Se guardiamo bene intorno a noi, nella vita di tutti i giorni, è pieno di relazioni D/s: in primis sul posto di lavoro, conciliate dalle gerarchie dei ruoli, ma non solo. La vera differenza è che questi ruoli non sono stati scelti consapevolmente e molto spesso, anche se ce ne rendiamo conto, non possiamo immediatamente uscire dalla rete di relazioni in cui siamo situati. La società che la femminista bell hooks ci racconta attraverso il suo sguardo intersezionale è una società attraversata da relazioni in cui vi sono disparità che provengono da condizioni esterne al singolo individuo: non possiamo scegliere in quale corpo nasceremo, se sarà bianco, nero, uomo, donna; non possiamo scegliere la nostra familgia di origine e il luogo in cui verremo al mondo; l’orientamento sessuale e l’espressione di genere giocheranno un ruolo importante nella vita adulta nel determinare quali privilegi saranno concessi o rimossi. In base a ognuna di queste variabili saremo sottoposte relazioni di potere che variano in intensità, in entità. Essere donne nere working class significa essere al gradino più basso di questa gerarchia. Uomini neri omosessuali non potranno trovare rifugio nel privilegio della mascolinità cis. Le donne bianche potranno accorgersi di avere il privilegio del colore della pelle, e se appartengono alla classe media avranno anche il privilegio economico della loro classe sociale. 

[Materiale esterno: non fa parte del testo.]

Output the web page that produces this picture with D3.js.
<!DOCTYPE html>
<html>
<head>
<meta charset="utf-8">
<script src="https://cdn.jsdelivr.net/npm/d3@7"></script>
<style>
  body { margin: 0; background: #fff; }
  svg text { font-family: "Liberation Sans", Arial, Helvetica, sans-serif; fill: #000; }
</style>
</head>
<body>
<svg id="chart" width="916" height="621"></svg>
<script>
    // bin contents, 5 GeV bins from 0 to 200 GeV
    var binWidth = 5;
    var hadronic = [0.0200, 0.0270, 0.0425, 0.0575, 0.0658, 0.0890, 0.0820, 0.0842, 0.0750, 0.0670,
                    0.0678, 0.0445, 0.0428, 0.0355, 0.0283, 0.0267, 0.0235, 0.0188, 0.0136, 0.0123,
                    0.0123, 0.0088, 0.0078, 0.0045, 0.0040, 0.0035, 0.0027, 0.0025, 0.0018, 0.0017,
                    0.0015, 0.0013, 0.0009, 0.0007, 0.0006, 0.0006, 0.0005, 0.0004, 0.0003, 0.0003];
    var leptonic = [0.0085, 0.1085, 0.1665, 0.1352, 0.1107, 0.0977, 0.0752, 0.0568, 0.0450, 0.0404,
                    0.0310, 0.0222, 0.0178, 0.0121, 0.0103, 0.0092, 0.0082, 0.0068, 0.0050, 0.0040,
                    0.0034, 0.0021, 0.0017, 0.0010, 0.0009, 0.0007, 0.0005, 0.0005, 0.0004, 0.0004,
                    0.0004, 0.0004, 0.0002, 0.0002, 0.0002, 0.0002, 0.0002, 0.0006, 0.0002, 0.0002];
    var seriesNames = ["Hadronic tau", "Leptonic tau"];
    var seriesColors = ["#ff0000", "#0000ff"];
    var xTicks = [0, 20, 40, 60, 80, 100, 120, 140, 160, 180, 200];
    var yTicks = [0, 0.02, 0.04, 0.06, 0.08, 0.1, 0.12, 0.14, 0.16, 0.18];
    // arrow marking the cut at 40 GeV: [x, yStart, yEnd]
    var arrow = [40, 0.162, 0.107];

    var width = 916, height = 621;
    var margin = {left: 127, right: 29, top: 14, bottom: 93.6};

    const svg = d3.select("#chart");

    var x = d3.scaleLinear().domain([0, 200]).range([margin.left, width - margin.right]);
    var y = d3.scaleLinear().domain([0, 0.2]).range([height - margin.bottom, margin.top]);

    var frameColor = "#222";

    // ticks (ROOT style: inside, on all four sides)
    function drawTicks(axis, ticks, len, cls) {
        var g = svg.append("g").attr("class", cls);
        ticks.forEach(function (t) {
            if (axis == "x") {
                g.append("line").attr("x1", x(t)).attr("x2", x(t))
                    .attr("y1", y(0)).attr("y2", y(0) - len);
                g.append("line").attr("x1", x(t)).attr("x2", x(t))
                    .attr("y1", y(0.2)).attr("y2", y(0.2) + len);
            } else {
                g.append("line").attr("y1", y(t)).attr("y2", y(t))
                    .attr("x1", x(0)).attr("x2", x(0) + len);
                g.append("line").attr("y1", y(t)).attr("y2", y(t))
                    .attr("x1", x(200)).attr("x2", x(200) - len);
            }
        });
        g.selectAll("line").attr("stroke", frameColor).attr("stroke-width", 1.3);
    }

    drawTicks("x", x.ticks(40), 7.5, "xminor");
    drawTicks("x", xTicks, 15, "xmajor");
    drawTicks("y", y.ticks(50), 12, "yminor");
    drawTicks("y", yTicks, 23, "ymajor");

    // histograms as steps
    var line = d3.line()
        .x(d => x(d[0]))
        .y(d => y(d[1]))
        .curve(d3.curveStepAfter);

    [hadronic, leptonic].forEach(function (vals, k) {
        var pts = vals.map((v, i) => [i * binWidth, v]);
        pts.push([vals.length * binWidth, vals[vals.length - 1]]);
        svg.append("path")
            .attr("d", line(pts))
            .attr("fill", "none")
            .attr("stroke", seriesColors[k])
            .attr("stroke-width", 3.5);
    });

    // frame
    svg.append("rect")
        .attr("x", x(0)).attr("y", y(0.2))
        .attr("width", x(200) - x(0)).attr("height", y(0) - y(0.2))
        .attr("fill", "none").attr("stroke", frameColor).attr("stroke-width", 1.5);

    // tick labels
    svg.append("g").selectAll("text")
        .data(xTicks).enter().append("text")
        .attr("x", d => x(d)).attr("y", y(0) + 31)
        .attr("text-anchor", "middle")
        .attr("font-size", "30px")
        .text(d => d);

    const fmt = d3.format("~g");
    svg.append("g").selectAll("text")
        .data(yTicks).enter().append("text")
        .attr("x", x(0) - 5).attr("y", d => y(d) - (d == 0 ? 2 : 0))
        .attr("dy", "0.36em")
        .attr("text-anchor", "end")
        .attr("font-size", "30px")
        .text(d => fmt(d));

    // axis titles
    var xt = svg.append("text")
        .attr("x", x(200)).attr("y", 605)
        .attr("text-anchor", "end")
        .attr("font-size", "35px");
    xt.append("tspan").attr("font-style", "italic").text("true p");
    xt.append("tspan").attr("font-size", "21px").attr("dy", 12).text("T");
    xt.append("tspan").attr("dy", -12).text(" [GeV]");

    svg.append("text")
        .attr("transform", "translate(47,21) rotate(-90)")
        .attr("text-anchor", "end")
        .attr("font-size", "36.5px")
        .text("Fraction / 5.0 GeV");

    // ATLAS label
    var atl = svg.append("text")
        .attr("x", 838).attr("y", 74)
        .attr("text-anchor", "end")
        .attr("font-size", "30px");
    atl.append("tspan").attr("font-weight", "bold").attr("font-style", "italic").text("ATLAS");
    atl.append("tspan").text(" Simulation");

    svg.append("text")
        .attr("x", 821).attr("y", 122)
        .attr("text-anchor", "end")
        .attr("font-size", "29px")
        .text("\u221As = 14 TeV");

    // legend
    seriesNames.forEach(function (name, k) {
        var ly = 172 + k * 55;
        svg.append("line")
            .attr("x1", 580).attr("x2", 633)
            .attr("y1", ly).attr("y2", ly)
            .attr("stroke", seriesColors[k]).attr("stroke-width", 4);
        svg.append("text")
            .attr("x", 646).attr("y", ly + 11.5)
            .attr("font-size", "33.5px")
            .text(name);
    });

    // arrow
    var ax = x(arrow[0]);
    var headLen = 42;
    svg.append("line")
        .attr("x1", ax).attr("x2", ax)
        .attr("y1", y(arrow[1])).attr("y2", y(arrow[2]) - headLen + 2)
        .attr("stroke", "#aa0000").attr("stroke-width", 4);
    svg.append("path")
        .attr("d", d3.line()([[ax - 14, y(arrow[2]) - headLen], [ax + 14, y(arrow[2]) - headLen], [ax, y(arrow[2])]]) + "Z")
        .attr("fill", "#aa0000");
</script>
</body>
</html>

La fantasia D/s permette invece di sovrascrivere tutte queste dinamiche ribaltando la concezione di potere non come dispositivo di sofferenza ma di piacere – anche attraverso il dolore fisico delle corde di juta legate attorno ai polsi, agli aghi che attraversano la pelle, alla lama del bisturi che incide il ruolo della sottomessa sulla sua pelle affinché non se lo scordi. Nella sottomissione il dolore psicologico della umiliazione, che forse precede e ingloba il dolore fisico della tortura, può diventare strumento di affermazione di sé, di trascendenza esistenzialista: la scelta, la volontarietà e spontaneità presenti alla base dei rapporti D/s possono recuperare e riparare la loro assenza che risulta in una frustrazione dolorosa nella cosiddetta socialità normale.